Need an Idea for a Killer New Business? Try This.
About four years into running DocStoc, a website that offers small business tools and documents, founder Jason Nazar started thinking that his company could do more to meet his customers' needs and grow the business. He wanted to build out a whole suite of products. All he needed were a few good ideas.
Who doesn't? But the difference is, Nazar knew exactly how to get them.
One thing you should know about Nazar is that if you attend tech start-up competitions often enough, sooner or later you'll see him pitching on stage. He's something of a pitching junkie, having participated in dozens of start-up competitions in the last few years.
In fact, he's such a fan of pitching competitions that he decided to launch one—inside his own company.
Inspired by Twitter
He was first inspired to do it when he heard how Twitter began. Before there was Twitter, there was Odeo. At a certain point, founder Evan Williams decided the company needed a complete restart so he broke up the team into small groups and gave them the assignment to come back with a new, killer business idea. Jack Dorsey came back with Twitter. If it worked for them...
So Nazar launched the same experiment at DocStoc. He divided his 40 employees into small teams of people and gave them one week to come up with a new business idea that could make DocStoc grow. They would have five minutes to pitch it to the rest of the company as well as a panel of judges.

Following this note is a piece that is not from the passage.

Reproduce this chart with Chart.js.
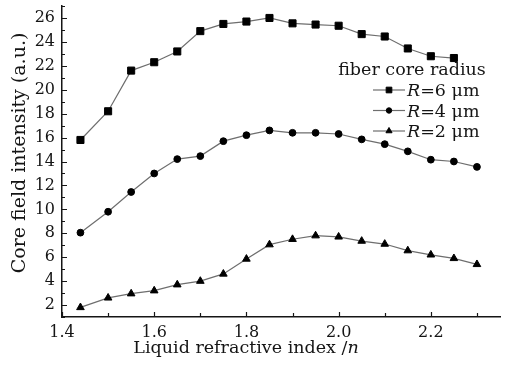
<!DOCTYPE html>
<html>
<head>
<meta charset="utf-8">
<script src="https://cdn.jsdelivr.net/npm/chart.js@4.4.0/dist/chart.umd.min.js"></script>
<style>
  html, body { margin: 0; padding: 0; background: #ffffff; }
  #wrap { width: 509px; height: 371px; }
</style>
</head>
<body>
<div id="wrap"><canvas id="c" width="509" height="371"></canvas></div>
<script>
// Liquid refractive index n for each sample
const refractiveIndex = [1.44, 1.50, 1.55, 1.60, 1.65, 1.70, 1.75, 1.80, 1.85, 1.90,
                         1.95, 2.00, 2.05, 2.10, 2.15, 2.20, 2.25, 2.30];

// Core field intensity (a.u.) per fiber core radius
const intensityR6 = [15.8, 18.2, 21.6, 22.3, 23.2, 24.9, 25.5, 25.7, 26.0, 25.55,
                     25.45, 25.35, 24.65, 24.45, 23.45, 22.8, 22.65];
const intensityR4 = [8.05, 9.8, 11.45, 13.0, 14.2, 14.45, 15.7, 16.2, 16.6, 16.4,
                     16.4, 16.3, 15.85, 15.45, 14.85, 14.15, 14.0, 13.55];
const intensityR2 = [1.8, 2.6, 2.95, 3.2, 3.7, 4.0, 4.6, 5.85, 7.05, 7.5,
                     7.8, 7.7, 7.35, 7.1, 6.55, 6.2, 5.9, 5.4];

const coreRadii = [6, 4, 2];          // μm
const radiusUnit = 'μm';
const legendTitle = 'fiber core radius';
const xAxisTitle = 'Liquid refractive index /';
const xAxisVar = 'n';
const yAxisTitle = 'Core field intensity (a.u.)';

const xTicks = [1.4, 1.6, 1.8, 2.0, 2.2];
const xMinorTicks = [1.5, 1.7, 1.9, 2.1, 2.3];
const yTicks = [2, 4, 6, 8, 10, 12, 14, 16, 18, 20, 22, 24, 26];
const yMinorTicks = [1, 3, 5, 7, 9, 11, 13, 15, 17, 19, 21, 23, 25, 27];

const SERIF = '"DejaVu Serif", serif';
const INK = '#151515';
const LINE = '#6e6e6e';

const toPoints = (vals) => vals.map((v, i) => ({ x: refractiveIndex[i], y: v }));

const seriesStyle = [
  { data: intensityR6, pointStyle: 'rect', radius: 5 },
  { data: intensityR4, pointStyle: 'circle', radius: 3.4 },
  { data: intensityR2, pointStyle: 'triangle', radius: 4.4 }
];

const datasets = seriesStyle.map((s, i) => ({
  label: 'R=' + coreRadii[i] + ' ' + radiusUnit,
  data: toPoints(s.data),
  borderColor: LINE,
  borderWidth: 1.2,
  pointStyle: s.pointStyle,
  pointRadius: s.radius,
  pointBackgroundColor: '#000',
  pointBorderColor: '#000',
  pointBorderWidth: 1,
  tension: 0,
  fill: false
}));

// Inward major/minor tick marks, axis titles and the legend block
const decorations = {
  id: 'decorations',
  afterDatasetsDraw(chart) {
    const { ctx, chartArea: a, scales: { x, y } } = chart;
    ctx.save();
    ctx.strokeStyle = INK;
    ctx.lineWidth = 1.2;
    ctx.beginPath();
    const tickX = (v, len) => {
      const px = Math.round(x.getPixelForValue(v)) + 0.5;
      ctx.moveTo(px, a.bottom); ctx.lineTo(px, a.bottom - len);
    };
    const tickY = (v, len) => {
      const py = Math.round(y.getPixelForValue(v)) + 0.5;
      ctx.moveTo(a.left, py); ctx.lineTo(a.left + len, py);
    };
    xTicks.forEach(v => tickX(v, 5));
    xMinorTicks.forEach(v => tickX(v, 4));
    yTicks.forEach(v => tickY(v, 5));
    yMinorTicks.forEach(v => tickY(v, 3));
    ctx.stroke();

    ctx.fillStyle = INK;
    ctx.textBaseline = 'alphabetic';

    // x-axis title with italic variable
    const reg = '17.5px ' + SERIF;
    const ital = 'italic 17.5px ' + SERIF;
    ctx.font = reg;
    const w1 = ctx.measureText(xAxisTitle).width;
    ctx.font = ital;
    const w2 = ctx.measureText(xAxisVar).width;
    const tx = 246 - (w1 + w2) / 2;
    ctx.font = reg;
    ctx.textAlign = 'left';
    ctx.fillText(xAxisTitle, tx, 353);
    ctx.font = ital;
    ctx.fillText(xAxisVar, tx + w1, 353);

    // y-axis title, rotated
    ctx.save();
    ctx.translate(25, 153);
    ctx.rotate(-Math.PI / 2);
    ctx.font = '19px ' + SERIF;
    ctx.textAlign = 'center';
    ctx.fillText(yAxisTitle, 0, 0);
    ctx.restore();

    // legend
    ctx.font = reg;
    ctx.textAlign = 'center';
    ctx.fillText(legendTitle, 412, 75);
    const rowY = [90, 110.5, 131];
    seriesStyle.forEach((s, i) => {
      const yy = rowY[i];
      ctx.strokeStyle = LINE;
      ctx.lineWidth = 1.2;
      ctx.beginPath();
      ctx.moveTo(373, yy); ctx.lineTo(405, yy);
      ctx.stroke();
      ctx.fillStyle = '#000';
      ctx.strokeStyle = '#000';
      ctx.lineWidth = 1;
      Chart.helpers.drawPoint(ctx, {
        pointStyle: s.pointStyle, radius: s.radius * 0.8, rotation: 0, borderWidth: 1
      }, 389, yy);
      ctx.fillStyle = INK;
      ctx.textAlign = 'left';
      ctx.font = ital;
      ctx.fillText('R', 407, yy + 6);
      const rw = ctx.measureText('R').width;
      ctx.font = reg;
      ctx.fillText('=' + coreRadii[i] + ' ' + radiusUnit, 407 + rw, yy + 6);
    });
    ctx.restore();
  }
};

new Chart(document.getElementById('c'), {
  type: 'line',
  data: { datasets },
  options: {
    responsive: false,
    devicePixelRatio: 1,
    animation: false,
    layout: { padding: { left: 0, right: 9, top: 5, bottom: 0 } },
    plugins: { legend: { display: false }, tooltip: { enabled: false } },
    scales: {
      x: {
        type: 'linear',
        min: 1.4,
        max: 2.35,
        grid: { display: false, drawTicks: false },
        border: { display: true, color: INK, width: 1.5 },
        afterBuildTicks: s => { s.ticks = xTicks.map(v => ({ value: v })); },
        afterFit: s => { s.height = 54; s.paddingLeft = 0; s.paddingRight = 0; },
        ticks: {
          color: INK,
          padding: 6,
          maxRotation: 0,
          font: { family: SERIF, size: 16 },
          callback: v => Number(v).toFixed(1)
        }
      },
      y: {
        type: 'linear',
        min: 1,
        max: 27,
        grid: { display: false, drawTicks: false },
        border: { display: true, color: INK, width: 1.5 },
        afterBuildTicks: s => { s.ticks = yTicks.map(v => ({ value: v })); },
        afterFit: s => { s.width = 62; s.paddingTop = 0; s.paddingBottom = 0; },
        ticks: {
          color: INK,
          padding: 7,
          font: { family: SERIF, size: 16 },
          callback: v => String(v)
        }
      }
    }
  },
  plugins: [decorations]
});
</script>
</body>
</html>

One week later, Nazar had his new idea: License123, an online resource that lets entrepreneurs, in three steps, find out exactly which licenses and permits they need to start up pretty much any business in their city. A report with all the details costs users $10.
License123 is currently in beta, offering information in six states with about 60% to 80% of local cities covered. Nazar hopes to have most locales across the country covered by the end of the year.
He pitched License123 recently on stage at the Launch Festival in San Francisco, and won the award for best business model. "It's a no-brainer," said judge Matt Thompson, Microsoft's GM for developer evangelism.
Want to get great ideas out of your employees? Here are Nazar's tips for running a successful pitch competition at your company:
1. Clearly define the parameters.
Nazar went beyond giving his team just a one-week time constraint; the ideas had to fit certain criteria. "They had to be able to make $1 million in the first year and we had to be able to build a minimum viable product in three months," he says.
2. Pair up people who don't normally work together.
"We had engineers mixed with business people," Nazar says. "Even more so than company happy hours or hiking trips, this required them to really sit and talk and think with people they don't usually work with." Even if the comapny didn't move forward on any of the ideas, he says it still would have been the best use of company time.
3. Give the event some pomp and circumstance.
You're asking your employees to not only keep up with their normal workload but also to come up with a big, new idea. Make it a special event. On pitch day, everyone at DocStoc stopped working around noon and the rest of the day was given over to the contest. There were prizes ("iPads work well—the prizes don't have to be huge," Nazar says) and high-profile judges from the L.A. start-up scene. Then the whole team headed over to an after-party to keep celebrating their achievements.
4. Pay attention to the people's choice award.
"Everyone in the company thought License123 was the best idea," Nazar says—but the judges didn't. In the end they selected another idea for the top prize. So Nazar filed away License123. A month later when he was reviewing the company's upcoming priorities, he pulled it back out and decided to move on it. "They were so excited about it—they collectively brought it to life," he says. And that's key: When your employees are heavily invested in an idea, that's half the battle.
And whatever happened to the pitch that won? Nazar won't say. It's in the works, too.